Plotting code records
- - -

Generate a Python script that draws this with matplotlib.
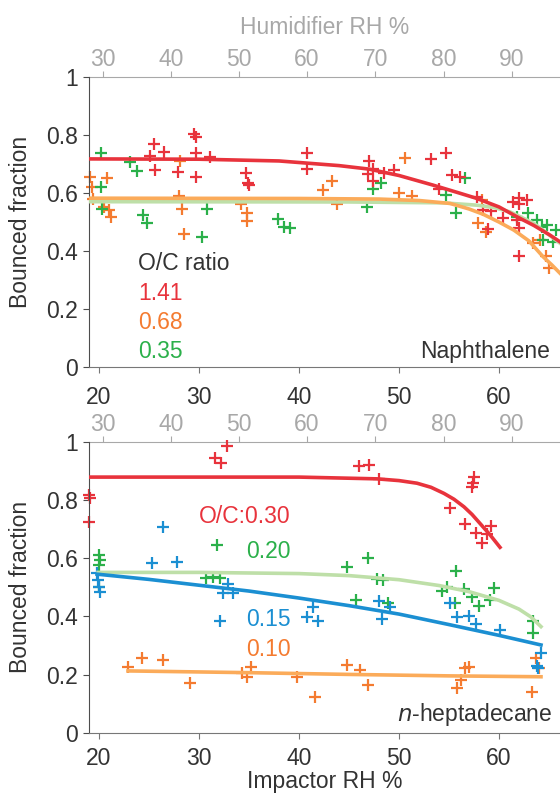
import matplotlib
matplotlib.use("Agg")
from matplotlib import pyplot as plt

plt.rcParams['font.family'] = ['Liberation Sans', 'DejaVu Sans']
plt.rcParams['font.size'] = 16.5

# ---- Naphthalene (top panel) ----
nap_red_x = [25.5, 25.1, 26.5, 25.6, 27.9, 29.5, 29.7, 29.7, 31.1, 29.7, 34.7, 34.9, 35.0,
             40.8, 40.8, 47.0, 46.9, 47.4, 48.5, 49.5, 47.4, 53.2, 54.7, 55.3, 56.1, 54.0,
             57.8, 58.4, 59.2, 60.4, 61.4, 62.0, 62.8, 62.0, 61.8, 62.0, 62.0, 58.9]
nap_red_y = [0.767, 0.727, 0.742, 0.679, 0.672, 0.802, 0.793, 0.739, 0.723, 0.656, 0.670, 0.635, 0.628,
             0.736, 0.681, 0.711, 0.664, 0.684, 0.670, 0.679, 0.642, 0.715, 0.738, 0.662, 0.656, 0.612,
             0.587, 0.541, 0.539, 0.513, 0.570, 0.581, 0.576, 0.562, 0.507, 0.478, 0.383, 0.477]
nap_orange_x = [19.1, 19.3, 19.4, 20.8, 20.5, 21.0, 21.2, 28.1, 28.0, 28.3, 28.5, 34.2, 34.8, 34.8,
                42.4, 43.3, 43.8, 50.6, 50.0, 51.3, 58.3, 57.9, 58.7, 63.4, 64.1, 64.7, 65.0]
nap_orange_y = [0.656, 0.619, 0.578, 0.651, 0.553, 0.541, 0.516, 0.711, 0.589, 0.546, 0.459, 0.562, 0.532, 0.503,
                0.610, 0.642, 0.562, 0.720, 0.601, 0.589, 0.576, 0.498, 0.467, 0.427, 0.438, 0.383, 0.341]
nap_green_x = [20.2, 23.1, 23.8, 20.2, 20.3, 24.4, 24.8, 30.8, 30.3, 37.9, 38.5, 39.1,
               46.8, 47.4, 48.2, 56.6, 54.7, 55.7, 61.8, 62.9, 63.8, 64.3, 64.8, 65.7, 64.4, 65.4]
nap_green_y = [0.737, 0.705, 0.676, 0.619, 0.546, 0.523, 0.498, 0.546, 0.450, 0.511, 0.482, 0.478,
               0.553, 0.612, 0.635, 0.650, 0.593, 0.532, 0.518, 0.532, 0.507, 0.484, 0.490, 0.473, 0.438, 0.432]

# fitted curves
nap_red_fit_x = [19.0, 30, 38, 41, 44, 47, 50, 53.4, 56, 57.8, 60, 61.8, 63.5, 65.1, 66.1]
nap_red_fit_y = [0.717, 0.716, 0.710, 0.702, 0.694, 0.682, 0.660, 0.627, 0.600, 0.581, 0.552, 0.518, 0.488, 0.455, 0.432]
nap_orange_fit_x = [19.0, 40, 48, 52, 55.1, 57, 58.4, 60, 61.5, 63, 64.4, 65.3, 66.1]
nap_orange_fit_y = [0.582, 0.581, 0.579, 0.574, 0.564, 0.545, 0.527, 0.500, 0.472, 0.435, 0.381, 0.352, 0.324]
nap_green_fit_x = [19.0, 45, 54.4, 57.8, 59.5, 61.1, 62.5, 63.5, 64.4, 65.3, 66.1]
nap_green_fit_y = [0.570, 0.569, 0.566, 0.558, 0.550, 0.535, 0.512, 0.495, 0.472, 0.448, 0.427]

# ---- n-heptadecane (bottom panel) ----
hep_red_x = [32.8, 31.6, 32.2, 19.0, 19.1, 19.0, 46.0, 47.0, 48.0, 57.5, 57.4, 57.3,
             55.1, 56.6, 57.7, 58.3, 58.8, 59.2]
hep_red_y = [0.985, 0.942, 0.925, 0.815, 0.805, 0.725, 0.916, 0.919, 0.870, 0.877, 0.859, 0.845,
             0.771, 0.717, 0.687, 0.651, 0.683, 0.710]
hep_green_x = [20.0, 20.1, 20.0, 20.0, 31.8, 30.7, 31.4, 32.1, 44.8, 45.7, 46.9, 47.8, 48.4, 48.9,
               54.3, 54.8, 55.7, 55.6, 56.5, 57.3, 58.0, 59.1, 59.5, 63.4, 63.4]
hep_green_y = [0.611, 0.593, 0.576, 0.500, 0.645, 0.531, 0.534, 0.531, 0.571, 0.456, 0.599, 0.527, 0.525, 0.445,
               0.488, 0.502, 0.557, 0.445, 0.493, 0.468, 0.437, 0.456, 0.498, 0.385, 0.342]
hep_blue_x = [26.4, 25.3, 27.8, 19.8, 19.9, 20.0, 20.1, 32.9, 32.4, 33.4, 32.1, 40.8, 41.4, 41.9,
              48.0, 48.3, 49.1, 55.1, 55.8, 57.0, 57.7, 60.1, 64.2, 63.8, 63.9]
hep_blue_y = [0.708, 0.584, 0.587, 0.548, 0.525, 0.502, 0.485, 0.511, 0.481, 0.479, 0.384, 0.397, 0.433, 0.384,
              0.454, 0.390, 0.431, 0.445, 0.397, 0.401, 0.374, 0.353, 0.275, 0.230, 0.222]
hep_orange_x = [22.9, 24.3, 26.4, 29.1, 34.3, 34.8, 35.2, 39.8, 41.6, 44.8, 46.1, 46.9,
                55.8, 56.2, 56.6, 57.0, 63.3, 63.7, 64.0]
hep_orange_y = [0.225, 0.256, 0.250, 0.173, 0.205, 0.191, 0.225, 0.191, 0.122, 0.233, 0.216, 0.165,
                0.155, 0.182, 0.222, 0.225, 0.142, 0.256, 0.222]

hep_red_fit_x = [19.0, 40, 47.8, 50, 51.8, 53.2, 54.5, 55.5, 56.5, 57.3, 58.1, 59.1, 60.1]
hep_red_fit_y = [0.878, 0.878, 0.872, 0.866, 0.857, 0.843, 0.822, 0.802, 0.776, 0.750, 0.719, 0.680, 0.637]
hep_green_fit_x = [19.9, 30, 40, 45, 50, 54, 57, 60, 62, 63.2, 64.2]
hep_green_fit_y = [0.551, 0.551, 0.547, 0.540, 0.526, 0.506, 0.485, 0.455, 0.425, 0.398, 0.365]
hep_blue_fit_x = [19.8, 25, 30, 35, 40, 45, 50, 55, 60, 64.2]
hep_blue_fit_y = [0.545, 0.527, 0.507, 0.487, 0.463, 0.437, 0.408, 0.372, 0.335, 0.302]
hep_orange_fit_x = [22.9, 35, 45, 55, 64.2]
hep_orange_fit_y = [0.213, 0.207, 0.201, 0.196, 0.193]

y_ticks = [0, 0.2, 0.4, 0.6, 0.8, 1.0]
y_tick_labels = ["0", "0.2", "0.4", "0.6", "0.8", "1"]
x_ticks = [20, 30, 40, 50, 60]
hum_ticks = [30, 40, 50, 60, 70, 80, 90]

RED = "#e8333c"
ORANGE = "#f47b30"
ORANGE_FIT = "#fbab5a"
GREEN = "#2bb04a"
GREEN_FIT = "#bedfa8"
BLUE = "#1b8fd2"
GRAY = "#a8a8a8"
DARK = "#333333"


def imp_to_hum(x):
	return 30 + (x - 20.35) / 0.682


def hum_to_imp(h):
	return 20.35 + (h - 30) * 0.682


def style_axes(ax, xpad, hum_label=False):
	ax.set_xlim(19.03, 66.1)
	ax.set_ylim(0, 1)
	ax.spines["right"].set_visible(False)
	ax.spines["top"].set_visible(False)
	ax.spines["left"].set_color("#4d4d4d")
	ax.spines["bottom"].set_color("#777777")
	ax.set_yticks(y_ticks)
	ax.set_yticklabels(y_tick_labels)
	ax.set_xticks(x_ticks)
	ax.tick_params(axis="y", colors="#4d4d4d", labelcolor=DARK, length=4.5, pad=3.5)
	ax.tick_params(axis="x", colors="#777777", labelcolor=DARK, length=4, pad=xpad)
	sec = ax.secondary_xaxis("top", functions=(imp_to_hum, hum_to_imp))
	sec.set_xticks(hum_ticks)
	sec.spines["top"].set_color(GRAY)
	sec.tick_params(colors=GRAY, labelcolor=GRAY, length=4, pad=0)
	if hum_label:
		sec.set_xlabel("Humidifier RH %", color=GRAY, labelpad=10)
	ax.set_ylabel("Bounced fraction", color=DARK, labelpad=10)


def crosses(ax, x, y, color):
	ax.plot(x, y, "+", color=color, markersize=8.5, markeredgewidth=1.6, zorder=2, clip_on=False)


fig = plt.figure(figsize=(5.6, 7.97), dpi=100)
ax1 = fig.add_axes([0.1595, 0.5389, 0.8405, 0.365])
ax2 = fig.add_axes([0.1595, 0.0803, 0.8405, 0.3657])

# Top panel
crosses(ax1, nap_orange_x, nap_orange_y, ORANGE)
crosses(ax1, nap_green_x, nap_green_y, GREEN)
crosses(ax1, nap_red_x, nap_red_y, RED)
ax1.plot(nap_green_fit_x, nap_green_fit_y, "-", color=GREEN_FIT, lw=2.6, zorder=3)
ax1.plot(nap_orange_fit_x, nap_orange_fit_y, "-", color=ORANGE_FIT, lw=2.6, zorder=3)
ax1.plot(nap_red_fit_x, nap_red_fit_y, "-", color=RED, lw=2.6, zorder=3)
style_axes(ax1, 9, hum_label=True)
ax1.text(23.9, 0.356, "O/C ratio", color=DARK, ha="left", va="center")
ax1.text(23.9, 0.256, "1.41", color=RED, ha="left", va="center")
ax1.text(23.9, 0.156, "0.68", color=ORANGE, ha="left", va="center")
ax1.text(23.9, 0.056, "0.35", color=GREEN, ha="left", va="center")
ax1.text(65.1, 0.056, "Naphthalene", color=DARK, ha="right", va="center")

# Bottom panel
crosses(ax2, hep_orange_x, hep_orange_y, ORANGE)
crosses(ax2, hep_green_x, hep_green_y, GREEN)
crosses(ax2, hep_blue_x, hep_blue_y, BLUE)
crosses(ax2, hep_red_x, hep_red_y, RED)
ax2.plot(hep_orange_fit_x, hep_orange_fit_y, "-", color=ORANGE_FIT, lw=2.6, zorder=3)
ax2.plot(hep_green_fit_x, hep_green_fit_y, "-", color=GREEN_FIT, lw=2.6, zorder=3)
ax2.plot(hep_blue_fit_x, hep_blue_fit_y, "-", color=BLUE, lw=2.6, zorder=3)
ax2.plot(hep_red_fit_x, hep_red_fit_y, "-", color=RED, lw=2.6, zorder=3)
style_axes(ax2, 6)
ax2.set_xlabel("Impactor RH %", color=DARK, labelpad=0)
ax2.text(39.1, 0.742, "O/C:0.30", color=RED, ha="right", va="center")
ax2.text(39.2, 0.622, "0.20", color=GREEN, ha="right", va="center")
ax2.text(39.2, 0.391, "0.15", color=BLUE, ha="right", va="center")
ax2.text(39.2, 0.285, "0.10", color=ORANGE, ha="right", va="center")
ax2.text(65.3, 0.065, "$\\it{n}$-heptadecane", color=DARK, ha="right", va="center")

fig.savefig("out.png", dpi=100)
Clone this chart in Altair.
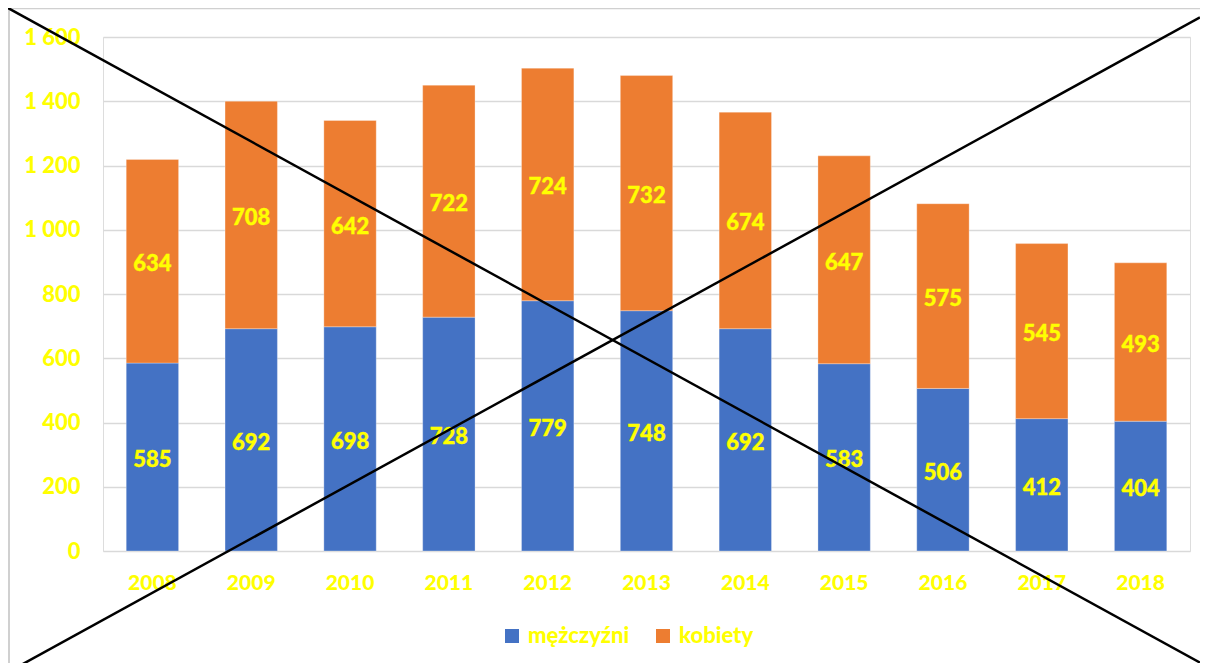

- - -

* The problem
Starting at the top of the listing above, reproduce each line up to and including the one with "0.473, 0.438, 0.432]"; omit the pictures.

* Final answer
Generate a Python script that draws this with matplotlib.
import matplotlib
matplotlib.use("Agg")
from matplotlib import pyplot as plt

plt.rcParams['font.family'] = ['Liberation Sans', 'DejaVu Sans']
plt.rcParams['font.size'] = 16.5

# ---- Naphthalene (top panel) ----
nap_red_x = [25.5, 25.1, 26.5, 25.6, 27.9, 29.5, 29.7, 29.7, 31.1, 29.7, 34.7, 34.9, 35.0,
             40.8, 40.8, 47.0, 46.9, 47.4, 48.5, 49.5, 47.4, 53.2, 54.7, 55.3, 56.1, 54.0,
             57.8, 58.4, 59.2, 60.4, 61.4, 62.0, 62.8, 62.0, 61.8, 62.0, 62.0, 58.9]
nap_red_y = [0.767, 0.727, 0.742, 0.679, 0.672, 0.802, 0.793, 0.739, 0.723, 0.656, 0.670, 0.635, 0.628,
             0.736, 0.681, 0.711, 0.664, 0.684, 0.670, 0.679, 0.642, 0.715, 0.738, 0.662, 0.656, 0.612,
             0.587, 0.541, 0.539, 0.513, 0.570, 0.581, 0.576, 0.562, 0.507, 0.478, 0.383, 0.477]
nap_orange_x = [19.1, 19.3, 19.4, 20.8, 20.5, 21.0, 21.2, 28.1, 28.0, 28.3, 28.5, 34.2, 34.8, 34.8,
                42.4, 43.3, 43.8, 50.6, 50.0, 51.3, 58.3, 57.9, 58.7, 63.4, 64.1, 64.7, 65.0]
nap_orange_y = [0.656, 0.619, 0.578, 0.651, 0.553, 0.541, 0.516, 0.711, 0.589, 0.546, 0.459, 0.562, 0.532, 0.503,
                0.610, 0.642, 0.562, 0.720, 0.601, 0.589, 0.576, 0.498, 0.467, 0.427, 0.438, 0.383, 0.341]
nap_green_x = [20.2, 23.1, 23.8, 20.2, 20.3, 24.4, 24.8, 30.8, 30.3, 37.9, 38.5, 39.1,
               46.8, 47.4, 48.2, 56.6, 54.7, 55.7, 61.8, 62.9, 63.8, 64.3, 64.8, 65.7, 64.4, 65.4]
nap_green_y = [0.737, 0.705, 0.676, 0.619, 0.546, 0.523, 0.498, 0.546, 0.450, 0.511, 0.482, 0.478,
               0.553, 0.612, 0.635, 0.650, 0.593, 0.532, 0.518, 0.532, 0.507, 0.484, 0.490, 0.473, 0.438, 0.432]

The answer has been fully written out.